One of the classes will teach the basic tools needed to consume media content. These consumer tools are almost exactly the same as the tools the producers use. And that is an overlooked, but fundamental requirement in consuming media. In education, we call this consumer course a "survey" course. More than 90 percent of the students in the class will not become media producers; they will become surgeons or accountants or engineers or educators. They take this course, "Mass Media & Society," because a) it is a required course; b) they like mass media; and c) it looks more interesting – and easier – than philosophy.

There are dozens of scholars and academics who have written textbooks about the relationship between society and its mass media, and they are thoroughly instructive. However, they all tend to use social constructs and communication theory to explain the relationship, which is fine, but it misses some important nuts and bolts: the tools used by media producers to develop content, and the tools used by media consumers to interpret that content. And they are basically the same tools.

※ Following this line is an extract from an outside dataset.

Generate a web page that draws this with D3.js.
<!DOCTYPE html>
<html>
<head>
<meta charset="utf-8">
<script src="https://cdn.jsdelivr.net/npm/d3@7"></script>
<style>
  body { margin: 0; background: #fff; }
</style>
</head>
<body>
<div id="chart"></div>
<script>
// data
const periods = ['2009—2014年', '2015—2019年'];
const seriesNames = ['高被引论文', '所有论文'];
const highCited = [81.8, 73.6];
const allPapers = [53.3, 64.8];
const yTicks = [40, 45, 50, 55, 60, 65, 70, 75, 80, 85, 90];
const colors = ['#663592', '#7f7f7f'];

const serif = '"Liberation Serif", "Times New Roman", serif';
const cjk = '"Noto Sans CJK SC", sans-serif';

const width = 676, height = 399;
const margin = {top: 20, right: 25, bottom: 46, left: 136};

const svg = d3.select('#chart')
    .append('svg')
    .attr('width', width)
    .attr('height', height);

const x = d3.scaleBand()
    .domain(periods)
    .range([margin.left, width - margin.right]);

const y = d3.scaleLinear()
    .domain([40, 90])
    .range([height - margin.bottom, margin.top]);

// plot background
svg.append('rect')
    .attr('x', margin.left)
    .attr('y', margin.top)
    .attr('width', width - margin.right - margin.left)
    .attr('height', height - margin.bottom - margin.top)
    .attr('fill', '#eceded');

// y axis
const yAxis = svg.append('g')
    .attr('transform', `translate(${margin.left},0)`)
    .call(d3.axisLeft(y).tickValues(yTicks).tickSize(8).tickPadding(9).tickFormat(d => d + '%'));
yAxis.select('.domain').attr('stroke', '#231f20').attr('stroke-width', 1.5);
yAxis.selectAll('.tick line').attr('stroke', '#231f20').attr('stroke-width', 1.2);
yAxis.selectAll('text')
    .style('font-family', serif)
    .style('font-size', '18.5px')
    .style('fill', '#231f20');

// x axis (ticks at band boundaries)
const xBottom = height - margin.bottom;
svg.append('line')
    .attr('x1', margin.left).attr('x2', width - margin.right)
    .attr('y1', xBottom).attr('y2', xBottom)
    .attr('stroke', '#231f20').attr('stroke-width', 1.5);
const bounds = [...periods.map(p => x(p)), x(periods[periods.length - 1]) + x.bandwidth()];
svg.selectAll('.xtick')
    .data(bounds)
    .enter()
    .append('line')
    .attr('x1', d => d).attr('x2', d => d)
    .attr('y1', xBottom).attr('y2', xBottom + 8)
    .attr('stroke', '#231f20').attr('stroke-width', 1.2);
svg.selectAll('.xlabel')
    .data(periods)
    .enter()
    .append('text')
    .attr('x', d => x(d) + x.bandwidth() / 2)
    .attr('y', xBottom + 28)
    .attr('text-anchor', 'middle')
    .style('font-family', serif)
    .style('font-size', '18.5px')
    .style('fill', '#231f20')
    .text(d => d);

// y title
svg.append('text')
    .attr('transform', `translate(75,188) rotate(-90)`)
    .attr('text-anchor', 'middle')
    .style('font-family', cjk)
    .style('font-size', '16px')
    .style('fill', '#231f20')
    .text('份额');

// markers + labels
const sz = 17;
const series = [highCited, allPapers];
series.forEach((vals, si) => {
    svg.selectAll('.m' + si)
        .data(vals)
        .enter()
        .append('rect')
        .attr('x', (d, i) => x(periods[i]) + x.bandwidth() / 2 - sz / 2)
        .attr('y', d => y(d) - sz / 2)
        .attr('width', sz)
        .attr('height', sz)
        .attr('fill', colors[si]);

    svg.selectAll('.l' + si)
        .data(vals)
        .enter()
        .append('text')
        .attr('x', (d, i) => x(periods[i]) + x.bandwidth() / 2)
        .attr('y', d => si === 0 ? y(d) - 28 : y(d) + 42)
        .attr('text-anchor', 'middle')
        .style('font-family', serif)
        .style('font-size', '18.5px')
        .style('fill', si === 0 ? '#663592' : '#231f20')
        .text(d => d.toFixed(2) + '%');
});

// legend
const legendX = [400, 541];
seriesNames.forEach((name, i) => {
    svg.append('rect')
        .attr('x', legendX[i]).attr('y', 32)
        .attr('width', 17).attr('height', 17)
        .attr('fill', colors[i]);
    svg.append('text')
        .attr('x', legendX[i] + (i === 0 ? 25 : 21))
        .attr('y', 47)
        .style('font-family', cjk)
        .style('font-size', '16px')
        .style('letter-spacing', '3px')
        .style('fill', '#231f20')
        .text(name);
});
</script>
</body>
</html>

The awareness of these tools, and the ability to use them, whether to produce media or consume it, is what I call media literacy. But in the present American educational system, these tools are taught to the media producers of the future, but not to the media consumers. U.S. Labor Dept. statistics from 2007 show 1,007,000 Americans working as media producers. They learned the production tools in specific media production classes, at the high school and college/university levels. There are no equivalent classes for media consumers, all 300-plus million of them in America, in the general curriculum. Those 300 million are not schooled in media.

Is that important? Well, it's important enough for practically all institutions of higher learning to require classes like "Mass Media & Society." It's important enough to make "media literacy" a hot topic among secondary school educators and parent associations. It's important to those of us defending the media from extremism. And it is important in uncounted other ways, some of which you can already read about in this Media Literacy series, and some that will appear later.

It has been about seven years, through teaching both media producers and consumers, since I realized that the same tools were used by both sides. Today, another 130 start receiving the information. At this rate, the entire American population could receive the information in another 115,384.6 years. You always have to start somewhere.